Brief
Copy the data exactly as it appears, and do not include any pictures.

>>>

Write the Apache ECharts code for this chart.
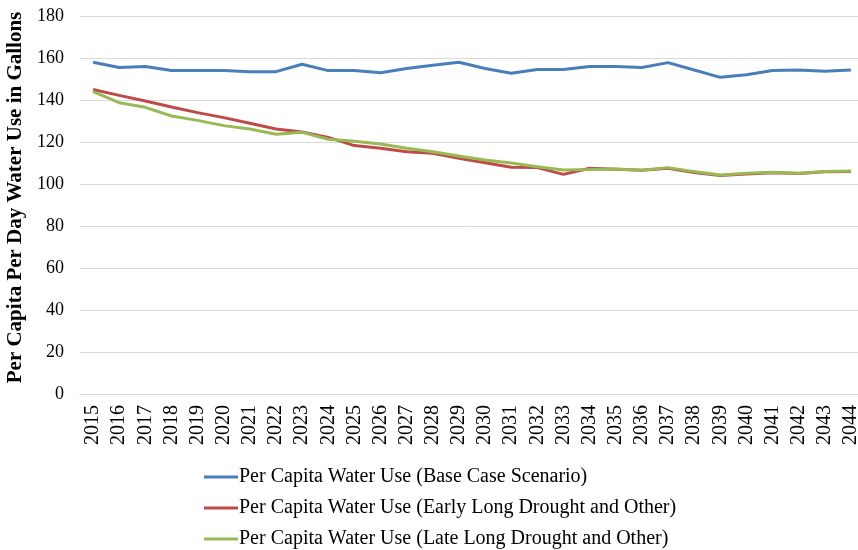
<!DOCTYPE html>
<html><head><meta charset="utf-8">
<script src="https://cdn.jsdelivr.net/npm/echarts@6/dist/echarts.min.js"></script>
<style>html,body{margin:0;padding:0;background:#fff}#c{width:858px;height:550px}</style>
</head><body><div id="c"></div>
<script>
const years = ['2015','2016','2017','2018','2019','2020','2021','2022','2023','2024','2025','2026','2027','2028','2029','2030','2031','2032','2033','2034','2035','2036','2037','2038','2039','2040','2041','2042','2043','2044'];
const baseCase = [158,155.5,156,154,154,154,153.5,153.5,157,154,154,153,155,156.5,158,155,152.7,154.5,154.5,156,156,155.5,157.8,154.3,150.8,152,154,154.3,153.7,154.3];
const earlyDrought = [145,142.2,139.5,136.7,134,131.6,128.9,126.2,124.8,122.2,118.3,117,115.4,114.6,112.2,110.1,108,107.8,104.6,107.5,107,106.5,107.5,105.5,104,104.8,105.3,105,105.8,106];
const lateDrought = [144,138.7,136.5,132.4,130.3,127.8,126.2,123.7,124.6,121.3,120.4,119,117,115.4,113.3,111.4,110,108.2,106.7,106.9,107.2,106.6,107.8,105.9,104.3,105.1,105.6,105.1,106,106.2];
const seriesNames = ['Per Capita Water Use (Base Case Scenario)','Per Capita Water Use (Early Long Drought and Other)','Per Capita Water Use (Late Long Drought and Other)'];
const colors = ['#4a7ebb','#be4b48','#98b954'];
const yTicks = {min:0,max:180,interval:20};

const chart = echarts.init(document.getElementById('c'));
const font = '"Liberation Serif", "Times New Roman", serif';
chart.setOption({
  animation:false,
  color:colors,
  grid:{left:80,top:16,height:378,width:784,outerBoundsMode:'none',containLabel:false},
  legend:{
    orient:'vertical',left:199,top:462,height:90,itemGap:11,itemWidth:34,itemHeight:3,icon:'rect',
    textStyle:{fontFamily:font,fontSize:20,color:'#000',padding:[0,0,0,-4]},
    data:seriesNames
  },
  xAxis:{
    type:'category',data:years,boundaryGap:true,
    axisLine:{show:true,lineStyle:{color:'#d9d9d9',width:1}},
    axisTick:{show:false},
    axisLabel:{rotate:90,interval:0,margin:11,fontFamily:font,fontSize:20,color:'#000'}
  },
  yAxis:{
    type:'value',min:yTicks.min,max:yTicks.max,interval:yTicks.interval,
    name:'Per Capita Per Day Water Use in Gallons',nameLocation:'middle',nameGap:53,
    nameTextStyle:{fontFamily:font,fontSize:21,fontWeight:'bold',color:'#000',padding:[0,0,0,15]},
    axisLine:{show:false},axisTick:{show:false},
    splitLine:{lineStyle:{color:'#d9d9d9',width:1}},
    axisLabel:{margin:16,fontFamily:font,fontSize:18,color:'#000'}
  },
  series:[
    {name:seriesNames[0],type:'line',data:baseCase,symbol:'none',lineStyle:{width:3}},
    {name:seriesNames[1],type:'line',data:earlyDrought,symbol:'none',lineStyle:{width:3}},
    {name:seriesNames[2],type:'line',data:lateDrought,symbol:'none',lineStyle:{width:3}}
  ]
});
</script></body></html>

<<<

Response
Write the Apache ECharts code for this chart.
<!DOCTYPE html>
<html><head><meta charset="utf-8">
<script src="https://cdn.jsdelivr.net/npm/echarts@6/dist/echarts.min.js"></script>
<style>html,body{margin:0;padding:0;background:#fff}#c{width:858px;height:550px}</style>
</head><body><div id="c"></div>
<script>
const years = ['2015','2016','2017','2018','2019','2020','2021','2022','2023','2024','2025','2026','2027','2028','2029','2030','2031','2032','2033','2034','2035','2036','2037','2038','2039','2040','2041','2042','2043','2044'];
const baseCase = [158,155.5,156,154,154,154,153.5,153.5,157,154,154,153,155,156.5,158,155,152.7,154.5,154.5,156,156,155.5,157.8,154.3,150.8,152,154,154.3,153.7,154.3];
const earlyDrought = [145,142.2,139.5,136.7,134,131.6,128.9,126.2,124.8,122.2,118.3,117,115.4,114.6,112.2,110.1,108,107.8,104.6,107.5,107,106.5,107.5,105.5,104,104.8,105.3,105,105.8,106];
const lateDrought = [144,138.7,136.5,132.4,130.3,127.8,126.2,123.7,124.6,121.3,120.4,119,117,115.4,113.3,111.4,110,108.2,106.7,106.9,107.2,106.6,107.8,105.9,104.3,105.1,105.6,105.1,106,106.2];
const seriesNames = ['Per Capita Water Use (Base Case Scenario)','Per Capita Water Use (Early Long Drought and Other)','Per Capita Water Use (Late Long Drought and Other)'];
const colors = ['#4a7ebb','#be4b48','#98b954'];
const yTicks = {min:0,max:180,interval:20};

const chart = echarts.init(document.getElementById('c'));
const font = '"Liberation Serif", "Times New Roman", serif';
chart.setOption({
  animation:false,
  color:colors,
  grid:{left:80,top:16,height:378,width:784,outerBoundsMode:'none',containLabel:false},
  legend:{
    orient:'vertical',left:199,top:462,height:90,itemGap:11,itemWidth:34,itemHeight:3,icon:'rect',
    textStyle:{fontFamily:font,fontSize:20,color:'#000',padding:[0,0,0,-4]},
    data:seriesNames
  },
  xAxis:{
    type:'category',data:years,boundaryGap:true,
    axisLine:{show:true,lineStyle:{color:'#d9d9d9',width:1}},
    axisTick:{show:false},
    axisLabel:{rotate:90,interval:0,margin:11,fontFamily:font,fontSize:20,color:'#000'}
  },
  yAxis:{
    type:'value',min:yTicks.min,max:yTicks.max,interval:yTicks.interval,
    name:'Per Capita Per Day Water Use in Gallons',nameLocation:'middle',nameGap:53,
    nameTextStyle:{fontFamily:font,fontSize:21,fontWeight:'bold',color:'#000',padding:[0,0,0,15]},
    axisLine:{show:false},axisTick:{show:false},
    splitLine:{lineStyle:{color:'#d9d9d9',width:1}},
    axisLabel:{margin:16,fontFamily:font,fontSize:18,color:'#000'}
  },
  series:[
    {name:seriesNames[0],type:'line',data:baseCase,symbol:'none',lineStyle:{width:3}},
    {name:seriesNames[1],type:'line',data:earlyDrought,symbol:'none',lineStyle:{width:3}},
    {name:seriesNames[2],type:'line',data:lateDrought,symbol:'none',lineStyle:{width:3}}
  ]
});
</script></body></html>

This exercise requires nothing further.